• **INSTRUCTIONS TO FOLLOW**
Write out all the lines again, precisely as they stand, but without the images.

┄┄┄┄┄┄┄┄┄┄┄┄┄┄┄┄┄┄┄┄

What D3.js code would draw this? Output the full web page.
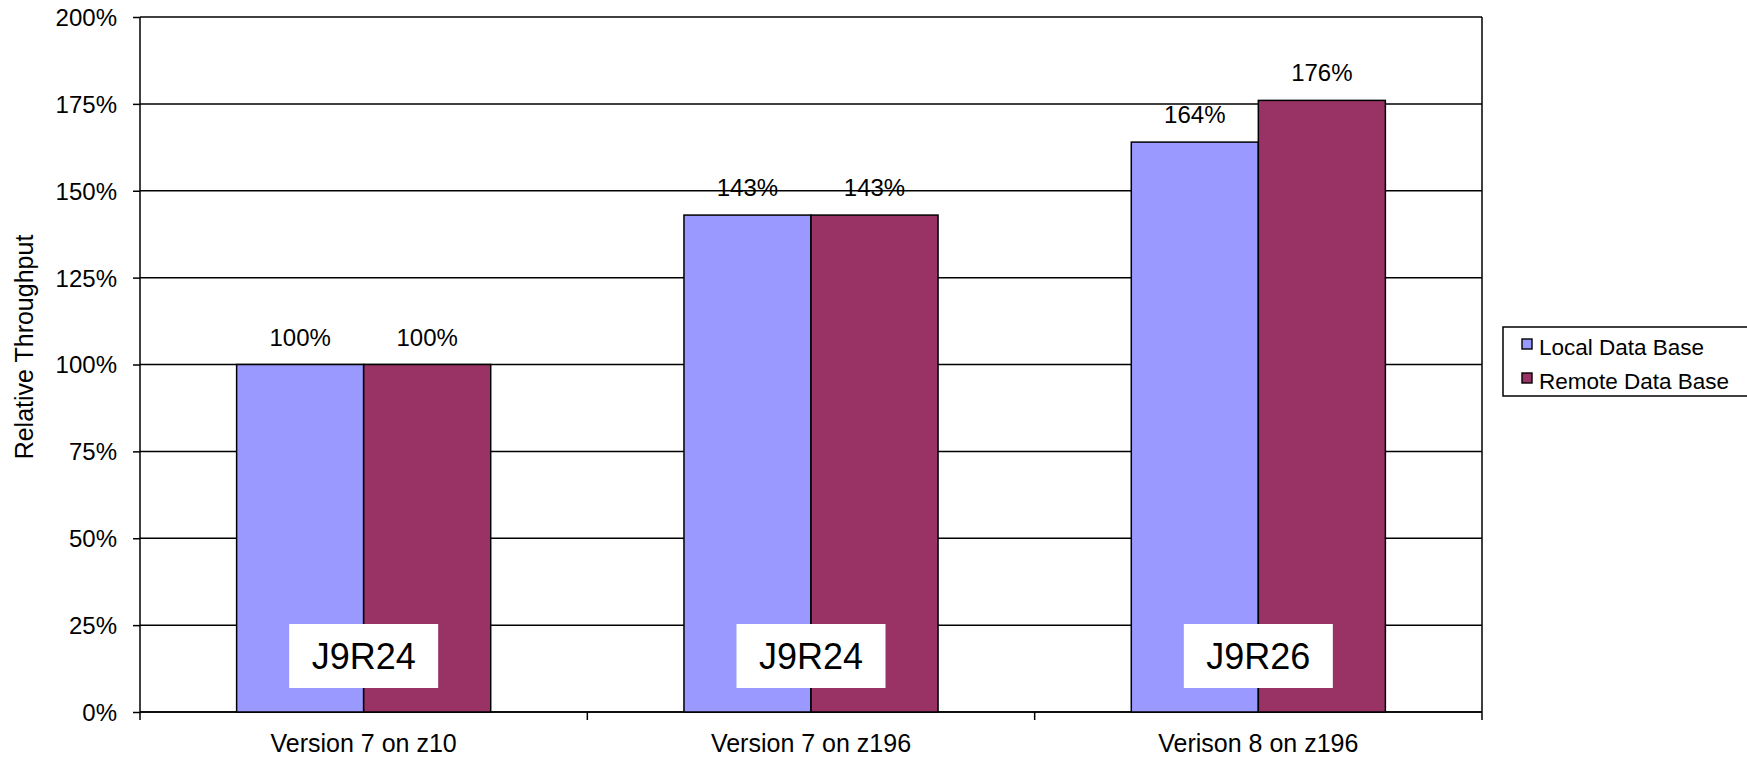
<!DOCTYPE html>
<html>
<head>
<meta charset="utf-8">
<script src="https://cdn.jsdelivr.net/npm/d3@7"></script>
<style>
  body { margin: 0; background: #fff; }
  svg text { font-family: "Liberation Sans", Arial, sans-serif; fill: #000; }
</style>
</head>
<body>
<svg id="chart" width="1747" height="757"></svg>
<script>
// chart data
var categories = ["Version 7 on z10", "Version 7 on z196", "Verison 8 on z196"];
var seriesNames = ["Local Data Base", "Remote Data Base"];
var localValues = [1.00, 1.43, 1.64];
var remoteValues = [1.00, 1.43, 1.76];
var boxLabels = ["J9R24", "J9R24", "J9R26"];
var yTicks = [0, 0.25, 0.5, 0.75, 1, 1.25, 1.5, 1.75, 2];

var colors = d3.scaleOrdinal(seriesNames, ["#9999ff", "#993366"]);

var svg = d3.select("#chart"),
    margin = {top: 17, right: 265, bottom: 45, left: 140},
    width = +svg.attr("width") - margin.left - margin.right,
    height = +svg.attr("height") - margin.top - margin.bottom;

var g = svg.append("g")
    .attr("transform", "translate(" + margin.left + "," + margin.top + ")");

var x0 = d3.scaleBand()
    .domain(categories)
    .range([0, width]);

var x1 = d3.scaleBand()
    .domain(seriesNames)
    .range([x0.bandwidth() * 0.216, x0.bandwidth() * 0.784]);

var y = d3.scaleLinear()
    .domain([0, 2])
    .range([height, 0]);

// gridlines
g.append("g")
    .selectAll("line")
    .data(yTicks)
    .enter().append("line")
    .attr("x1", 0)
    .attr("x2", width)
    .attr("y1", function(d) { return y(d); })
    .attr("y2", function(d) { return y(d); })
    .attr("stroke", "#000")
    .attr("stroke-width", 1.5);

// right border
g.append("line")
    .attr("x1", width).attr("x2", width)
    .attr("y1", 0).attr("y2", height)
    .attr("stroke", "#000")
    .attr("stroke-width", 1.5);

// y axis
var yAxis = g.append("g")
    .call(d3.axisLeft(y)
          .tickValues(yTicks)
          .tickSize(7)
          .tickPadding(16)
          .tickFormat(d3.format(".0%")));
yAxis.selectAll("text")
    .style("font-size", "24px")
    .attr("dy", "0.35em");
yAxis.selectAll("line, path").attr("stroke", "#000").attr("stroke-width", 1.5);
yAxis.select(".domain").attr("d", "M0," + height + "V0");

// x axis, ticks sit between categories
var xEdge = d3.scaleLinear().domain([0, categories.length]).range([0, width]);
var xAxis = g.append("g")
    .attr("transform", "translate(0," + height + ")");
xAxis.append("line")
    .attr("x1", 0).attr("x2", width)
    .attr("stroke", "#000").attr("stroke-width", 1.5);
xAxis.selectAll(".tick")
    .data(d3.range(categories.length + 1))
    .enter().append("line")
    .attr("class", "tick")
    .attr("x1", function(d) { return xEdge(d); })
    .attr("x2", function(d) { return xEdge(d); })
    .attr("y1", 0).attr("y2", 8)
    .attr("stroke", "#000").attr("stroke-width", 1.5);
xAxis.selectAll(".cat")
    .data(categories)
    .enter().append("text")
    .attr("class", "cat")
    .attr("x", function(d) { return x0(d) + x0.bandwidth() / 2; })
    .attr("y", 40)
    .attr("text-anchor", "middle")
    .style("font-size", "25px")
    .text(function(d) { return d; });

// y axis title
svg.append("text")
    .attr("transform", "translate(33,347) rotate(-90)")
    .attr("text-anchor", "middle")
    .style("font-size", "25px")
    .text("Relative Throughput");

// bars
var rows = categories.map(function(c, i) {
    return {cat: c, values: [
        {name: seriesNames[0], value: localValues[i]},
        {name: seriesNames[1], value: remoteValues[i]}
    ]};
});

var group = g.selectAll(".group")
    .data(rows)
    .enter().append("g")
    .attr("class", "group")
    .attr("transform", function(d) { return "translate(" + x0(d.cat) + ",0)"; });

group.selectAll("rect")
    .data(function(d) { return d.values; })
    .enter().append("rect")
    .attr("x", function(d) { return x1(d.name); })
    .attr("y", function(d) { return y(d.value); })
    .attr("width", x1.bandwidth())
    .attr("height", function(d) { return height - y(d.value); })
    .attr("fill", function(d) { return colors(d.name); })
    .attr("stroke", "#000")
    .attr("stroke-width", 1.5);

group.selectAll(".val")
    .data(function(d) { return d.values; })
    .enter().append("text")
    .attr("class", "val")
    .attr("x", function(d) { return x1(d.name) + x1.bandwidth() / 2; })
    .attr("y", function(d) { return y(d.value) - 19; })
    .attr("text-anchor", "middle")
    .style("font-size", "24px")
    .text(function(d) { return d3.format(".0%")(d.value); });

// release labels in white boxes
var boxW = 149, boxH = 64;
var box = g.selectAll(".box")
    .data(boxLabels)
    .enter().append("g")
    .attr("class", "box")
    .attr("transform", function(d, i) {
        return "translate(" + (x0(categories[i]) + x0.bandwidth() / 2) + "," + (height - 56) + ")";
    });
box.append("rect")
    .attr("x", -boxW / 2)
    .attr("y", -boxH / 2)
    .attr("width", boxW)
    .attr("height", boxH)
    .attr("fill", "#fff");
box.append("text")
    .attr("text-anchor", "middle")
    .attr("dy", "0.36em")
    .style("font-size", "36px")
    .text(function(d) { return d; });

// legend
var legend = svg.append("g")
    .attr("transform", "translate(1503,327)");
legend.append("rect")
    .attr("width", 260)
    .attr("height", 69)
    .attr("fill", "#fff")
    .attr("stroke", "#000")
    .attr("stroke-width", 1.5);
var item = legend.selectAll(".item")
    .data(seriesNames)
    .enter().append("g")
    .attr("class", "item")
    .attr("transform", function(d, i) { return "translate(19," + (17 + i * 34) + ")"; });
item.append("rect")
    .attr("x", 0)
    .attr("y", -5)
    .attr("width", 10)
    .attr("height", 10)
    .attr("fill", function(d) { return colors(d); })
    .attr("stroke", "#000")
    .attr("stroke-width", 1.4);
item.append("text")
    .attr("x", 17)
    .attr("dy", "0.48em")
    .style("font-size", "22.5px")
    .text(function(d) { return d; });
</script>
</body>
</html>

┄┄┄┄┄┄┄┄┄┄┄┄┄┄┄┄┄┄┄┄

• **ANSWER FOR THIS EXERCISE**
What D3.js code would draw this? Output the full web page.
<!DOCTYPE html>
<html>
<head>
<meta charset="utf-8">
<script src="https://cdn.jsdelivr.net/npm/d3@7"></script>
<style>
  body { margin: 0; background: #fff; }
  svg text { font-family: "Liberation Sans", Arial, sans-serif; fill: #000; }
</style>
</head>
<body>
<svg id="chart" width="1747" height="757"></svg>
<script>
// chart data
var categories = ["Version 7 on z10", "Version 7 on z196", "Verison 8 on z196"];
var seriesNames = ["Local Data Base", "Remote Data Base"];
var localValues = [1.00, 1.43, 1.64];
var remoteValues = [1.00, 1.43, 1.76];
var boxLabels = ["J9R24", "J9R24", "J9R26"];
var yTicks = [0, 0.25, 0.5, 0.75, 1, 1.25, 1.5, 1.75, 2];

var colors = d3.scaleOrdinal(seriesNames, ["#9999ff", "#993366"]);

var svg = d3.select("#chart"),
    margin = {top: 17, right: 265, bottom: 45, left: 140},
    width = +svg.attr("width") - margin.left - margin.right,
    height = +svg.attr("height") - margin.top - margin.bottom;

var g = svg.append("g")
    .attr("transform", "translate(" + margin.left + "," + margin.top + ")");

var x0 = d3.scaleBand()
    .domain(categories)
    .range([0, width]);

var x1 = d3.scaleBand()
    .domain(seriesNames)
    .range([x0.bandwidth() * 0.216, x0.bandwidth() * 0.784]);

var y = d3.scaleLinear()
    .domain([0, 2])
    .range([height, 0]);

// gridlines
g.append("g")
    .selectAll("line")
    .data(yTicks)
    .enter().append("line")
    .attr("x1", 0)
    .attr("x2", width)
    .attr("y1", function(d) { return y(d); })
    .attr("y2", function(d) { return y(d); })
    .attr("stroke", "#000")
    .attr("stroke-width", 1.5);

// right border
g.append("line")
    .attr("x1", width).attr("x2", width)
    .attr("y1", 0).attr("y2", height)
    .attr("stroke", "#000")
    .attr("stroke-width", 1.5);

// y axis
var yAxis = g.append("g")
    .call(d3.axisLeft(y)
          .tickValues(yTicks)
          .tickSize(7)
          .tickPadding(16)
          .tickFormat(d3.format(".0%")));
yAxis.selectAll("text")
    .style("font-size", "24px")
    .attr("dy", "0.35em");
yAxis.selectAll("line, path").attr("stroke", "#000").attr("stroke-width", 1.5);
yAxis.select(".domain").attr("d", "M0," + height + "V0");

// x axis, ticks sit between categories
var xEdge = d3.scaleLinear().domain([0, categories.length]).range([0, width]);
var xAxis = g.append("g")
    .attr("transform", "translate(0," + height + ")");
xAxis.append("line")
    .attr("x1", 0).attr("x2", width)
    .attr("stroke", "#000").attr("stroke-width", 1.5);
xAxis.selectAll(".tick")
    .data(d3.range(categories.length + 1))
    .enter().append("line")
    .attr("class", "tick")
    .attr("x1", function(d) { return xEdge(d); })
    .attr("x2", function(d) { return xEdge(d); })
    .attr("y1", 0).attr("y2", 8)
    .attr("stroke", "#000").attr("stroke-width", 1.5);
xAxis.selectAll(".cat")
    .data(categories)
    .enter().append("text")
    .attr("class", "cat")
    .attr("x", function(d) { return x0(d) + x0.bandwidth() / 2; })
    .attr("y", 40)
    .attr("text-anchor", "middle")
    .style("font-size", "25px")
    .text(function(d) { return d; });

// y axis title
svg.append("text")
    .attr("transform", "translate(33,347) rotate(-90)")
    .attr("text-anchor", "middle")
    .style("font-size", "25px")
    .text("Relative Throughput");

// bars
var rows = categories.map(function(c, i) {
    return {cat: c, values: [
        {name: seriesNames[0], value: localValues[i]},
        {name: seriesNames[1], value: remoteValues[i]}
    ]};
});

var group = g.selectAll(".group")
    .data(rows)
    .enter().append("g")
    .attr("class", "group")
    .attr("transform", function(d) { return "translate(" + x0(d.cat) + ",0)"; });

group.selectAll("rect")
    .data(function(d) { return d.values; })
    .enter().append("rect")
    .attr("x", function(d) { return x1(d.name); })
    .attr("y", function(d) { return y(d.value); })
    .attr("width", x1.bandwidth())
    .attr("height", function(d) { return height - y(d.value); })
    .attr("fill", function(d) { return colors(d.name); })
    .attr("stroke", "#000")
    .attr("stroke-width", 1.5);

group.selectAll(".val")
    .data(function(d) { return d.values; })
    .enter().append("text")
    .attr("class", "val")
    .attr("x", function(d) { return x1(d.name) + x1.bandwidth() / 2; })
    .attr("y", function(d) { return y(d.value) - 19; })
    .attr("text-anchor", "middle")
    .style("font-size", "24px")
    .text(function(d) { return d3.format(".0%")(d.value); });

// release labels in white boxes
var boxW = 149, boxH = 64;
var box = g.selectAll(".box")
    .data(boxLabels)
    .enter().append("g")
    .attr("class", "box")
    .attr("transform", function(d, i) {
        return "translate(" + (x0(categories[i]) + x0.bandwidth() / 2) + "," + (height - 56) + ")";
    });
box.append("rect")
    .attr("x", -boxW / 2)
    .attr("y", -boxH / 2)
    .attr("width", boxW)
    .attr("height", boxH)
    .attr("fill", "#fff");
box.append("text")
    .attr("text-anchor", "middle")
    .attr("dy", "0.36em")
    .style("font-size", "36px")
    .text(function(d) { return d; });

// legend
var legend = svg.append("g")
    .attr("transform", "translate(1503,327)");
legend.append("rect")
    .attr("width", 260)
    .attr("height", 69)
    .attr("fill", "#fff")
    .attr("stroke", "#000")
    .attr("stroke-width", 1.5);
var item = legend.selectAll(".item")
    .data(seriesNames)
    .enter().append("g")
    .attr("class", "item")
    .attr("transform", function(d, i) { return "translate(19," + (17 + i * 34) + ")"; });
item.append("rect")
    .attr("x", 0)
    .attr("y", -5)
    .attr("width", 10)
    .attr("height", 10)
    .attr("fill", function(d) { return colors(d); })
    .attr("stroke", "#000")
    .attr("stroke-width", 1.4);
item.append("text")
    .attr("x", 17)
    .attr("dy", "0.48em")
    .style("font-size", "22.5px")
    .text(function(d) { return d; });
</script>
</body>
</html>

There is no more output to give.